> Problem statement: Reproduce every entry below precisely. Pictures are excluded from the copy.

---------------

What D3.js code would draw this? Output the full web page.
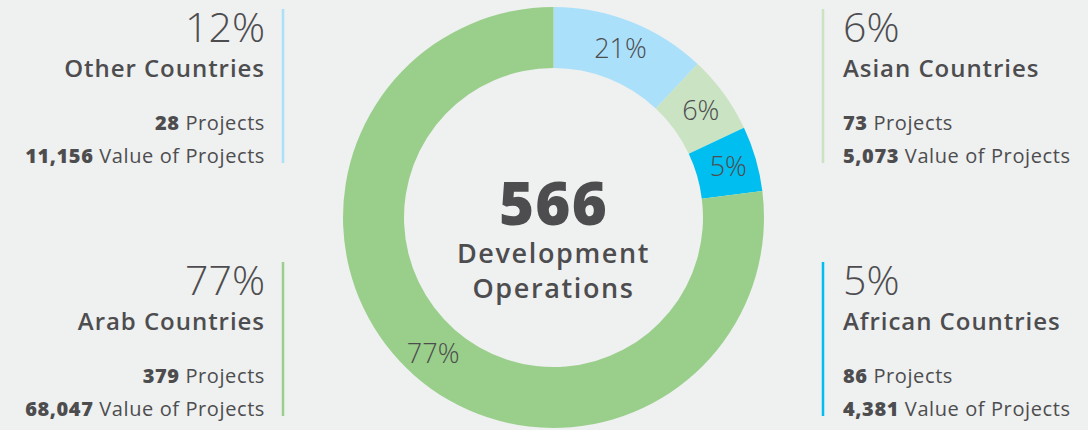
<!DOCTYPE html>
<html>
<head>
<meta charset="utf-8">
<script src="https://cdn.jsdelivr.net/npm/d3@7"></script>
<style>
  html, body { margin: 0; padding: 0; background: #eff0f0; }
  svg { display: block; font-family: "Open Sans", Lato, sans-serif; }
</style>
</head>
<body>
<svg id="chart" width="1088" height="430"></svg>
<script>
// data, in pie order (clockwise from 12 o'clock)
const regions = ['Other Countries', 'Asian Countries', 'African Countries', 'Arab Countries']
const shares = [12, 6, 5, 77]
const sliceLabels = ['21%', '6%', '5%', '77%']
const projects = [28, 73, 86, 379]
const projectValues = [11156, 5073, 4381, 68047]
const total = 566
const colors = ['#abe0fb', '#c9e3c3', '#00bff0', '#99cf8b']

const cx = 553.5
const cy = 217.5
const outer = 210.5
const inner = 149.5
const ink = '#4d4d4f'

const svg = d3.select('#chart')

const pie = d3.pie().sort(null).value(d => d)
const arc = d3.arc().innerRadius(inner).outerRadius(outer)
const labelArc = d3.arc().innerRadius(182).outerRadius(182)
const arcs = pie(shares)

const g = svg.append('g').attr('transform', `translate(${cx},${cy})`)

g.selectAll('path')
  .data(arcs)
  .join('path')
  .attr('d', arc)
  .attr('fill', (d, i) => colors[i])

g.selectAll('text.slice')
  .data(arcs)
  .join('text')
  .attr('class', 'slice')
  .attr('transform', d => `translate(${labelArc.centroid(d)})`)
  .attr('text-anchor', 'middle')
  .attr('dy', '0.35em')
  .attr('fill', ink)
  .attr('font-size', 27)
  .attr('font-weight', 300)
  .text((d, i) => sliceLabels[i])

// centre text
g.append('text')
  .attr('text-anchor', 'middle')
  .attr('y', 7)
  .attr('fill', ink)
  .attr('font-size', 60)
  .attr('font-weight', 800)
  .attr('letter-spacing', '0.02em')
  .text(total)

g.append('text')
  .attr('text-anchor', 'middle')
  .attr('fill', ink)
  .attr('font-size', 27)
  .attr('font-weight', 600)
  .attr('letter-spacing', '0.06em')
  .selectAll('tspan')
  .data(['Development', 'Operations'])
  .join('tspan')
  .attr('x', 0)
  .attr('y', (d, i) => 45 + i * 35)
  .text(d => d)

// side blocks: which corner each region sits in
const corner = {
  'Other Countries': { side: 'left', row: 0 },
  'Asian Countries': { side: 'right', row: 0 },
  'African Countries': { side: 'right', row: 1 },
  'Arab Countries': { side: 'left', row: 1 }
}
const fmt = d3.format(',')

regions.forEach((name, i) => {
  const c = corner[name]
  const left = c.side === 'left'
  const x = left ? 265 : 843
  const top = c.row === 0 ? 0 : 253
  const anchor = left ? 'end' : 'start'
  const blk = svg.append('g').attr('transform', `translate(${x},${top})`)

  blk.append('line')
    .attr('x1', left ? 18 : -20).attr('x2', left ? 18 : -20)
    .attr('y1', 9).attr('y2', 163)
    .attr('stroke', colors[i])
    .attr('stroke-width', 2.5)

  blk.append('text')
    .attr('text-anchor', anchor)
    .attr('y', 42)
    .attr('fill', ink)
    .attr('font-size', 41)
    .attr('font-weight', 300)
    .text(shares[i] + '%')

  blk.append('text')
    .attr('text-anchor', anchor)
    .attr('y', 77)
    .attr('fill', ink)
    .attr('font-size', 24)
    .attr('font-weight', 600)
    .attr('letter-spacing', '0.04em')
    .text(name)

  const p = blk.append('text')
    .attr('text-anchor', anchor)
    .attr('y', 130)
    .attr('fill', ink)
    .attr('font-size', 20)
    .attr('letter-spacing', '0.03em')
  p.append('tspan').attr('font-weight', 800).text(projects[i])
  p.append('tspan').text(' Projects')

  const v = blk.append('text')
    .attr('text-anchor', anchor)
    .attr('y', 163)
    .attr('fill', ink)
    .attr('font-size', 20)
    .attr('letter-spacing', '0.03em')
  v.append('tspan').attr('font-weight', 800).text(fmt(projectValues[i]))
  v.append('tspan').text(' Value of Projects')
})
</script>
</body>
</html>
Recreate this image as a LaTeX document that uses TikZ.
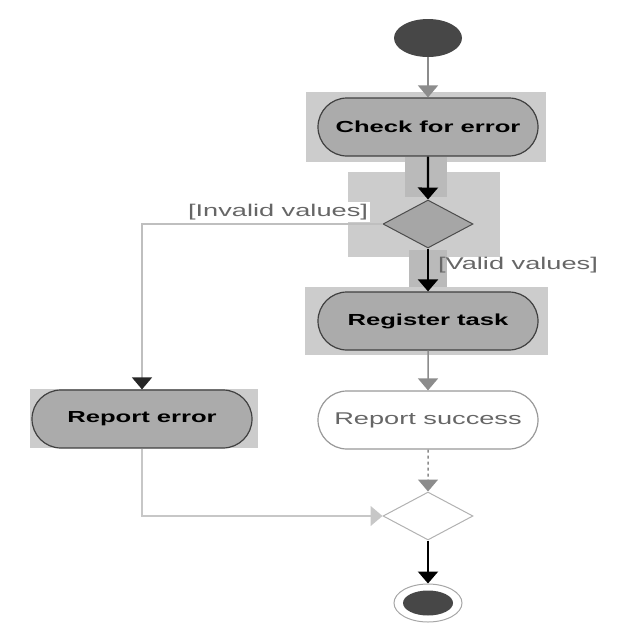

---------------

> Correct result:
What D3.js code would draw this? Output the full web page.
<!DOCTYPE html>
<html>
<head>
<meta charset="utf-8">
<script src="https://cdn.jsdelivr.net/npm/d3@7"></script>
<style>
  html, body { margin: 0; padding: 0; background: #eff0f0; }
  svg { display: block; font-family: "Open Sans", Lato, sans-serif; }
</style>
</head>
<body>
<svg id="chart" width="1088" height="430"></svg>
<script>
// data, in pie order (clockwise from 12 o'clock)
const regions = ['Other Countries', 'Asian Countries', 'African Countries', 'Arab Countries']
const shares = [12, 6, 5, 77]
const sliceLabels = ['21%', '6%', '5%', '77%']
const projects = [28, 73, 86, 379]
const projectValues = [11156, 5073, 4381, 68047]
const total = 566
const colors = ['#abe0fb', '#c9e3c3', '#00bff0', '#99cf8b']

const cx = 553.5
const cy = 217.5
const outer = 210.5
const inner = 149.5
const ink = '#4d4d4f'

const svg = d3.select('#chart')

const pie = d3.pie().sort(null).value(d => d)
const arc = d3.arc().innerRadius(inner).outerRadius(outer)
const labelArc = d3.arc().innerRadius(182).outerRadius(182)
const arcs = pie(shares)

const g = svg.append('g').attr('transform', `translate(${cx},${cy})`)

g.selectAll('path')
  .data(arcs)
  .join('path')
  .attr('d', arc)
  .attr('fill', (d, i) => colors[i])

g.selectAll('text.slice')
  .data(arcs)
  .join('text')
  .attr('class', 'slice')
  .attr('transform', d => `translate(${labelArc.centroid(d)})`)
  .attr('text-anchor', 'middle')
  .attr('dy', '0.35em')
  .attr('fill', ink)
  .attr('font-size', 27)
  .attr('font-weight', 300)
  .text((d, i) => sliceLabels[i])

// centre text
g.append('text')
  .attr('text-anchor', 'middle')
  .attr('y', 7)
  .attr('fill', ink)
  .attr('font-size', 60)
  .attr('font-weight', 800)
  .attr('letter-spacing', '0.02em')
  .text(total)

g.append('text')
  .attr('text-anchor', 'middle')
  .attr('fill', ink)
  .attr('font-size', 27)
  .attr('font-weight', 600)
  .attr('letter-spacing', '0.06em')
  .selectAll('tspan')
  .data(['Development', 'Operations'])
  .join('tspan')
  .attr('x', 0)
  .attr('y', (d, i) => 45 + i * 35)
  .text(d => d)

// side blocks: which corner each region sits in
const corner = {
  'Other Countries': { side: 'left', row: 0 },
  'Asian Countries': { side: 'right', row: 0 },
  'African Countries': { side: 'right', row: 1 },
  'Arab Countries': { side: 'left', row: 1 }
}
const fmt = d3.format(',')

regions.forEach((name, i) => {
  const c = corner[name]
  const left = c.side === 'left'
  const x = left ? 265 : 843
  const top = c.row === 0 ? 0 : 253
  const anchor = left ? 'end' : 'start'
  const blk = svg.append('g').attr('transform', `translate(${x},${top})`)

  blk.append('line')
    .attr('x1', left ? 18 : -20).attr('x2', left ? 18 : -20)
    .attr('y1', 9).attr('y2', 163)
    .attr('stroke', colors[i])
    .attr('stroke-width', 2.5)

  blk.append('text')
    .attr('text-anchor', anchor)
    .attr('y', 42)
    .attr('fill', ink)
    .attr('font-size', 41)
    .attr('font-weight', 300)
    .text(shares[i] + '%')

  blk.append('text')
    .attr('text-anchor', anchor)
    .attr('y', 77)
    .attr('fill', ink)
    .attr('font-size', 24)
    .attr('font-weight', 600)
    .attr('letter-spacing', '0.04em')
    .text(name)

  const p = blk.append('text')
    .attr('text-anchor', anchor)
    .attr('y', 130)
    .attr('fill', ink)
    .attr('font-size', 20)
    .attr('letter-spacing', '0.03em')
  p.append('tspan').attr('font-weight', 800).text(projects[i])
  p.append('tspan').text(' Projects')

  const v = blk.append('text')
    .attr('text-anchor', anchor)
    .attr('y', 163)
    .attr('fill', ink)
    .attr('font-size', 20)
    .attr('letter-spacing', '0.03em')
  v.append('tspan').attr('font-weight', 800).text(fmt(projectValues[i]))
  v.append('tspan').text(' Value of Projects')
})
</script>
</body>
</html>
Recreate this image as a LaTeX document that uses TikZ.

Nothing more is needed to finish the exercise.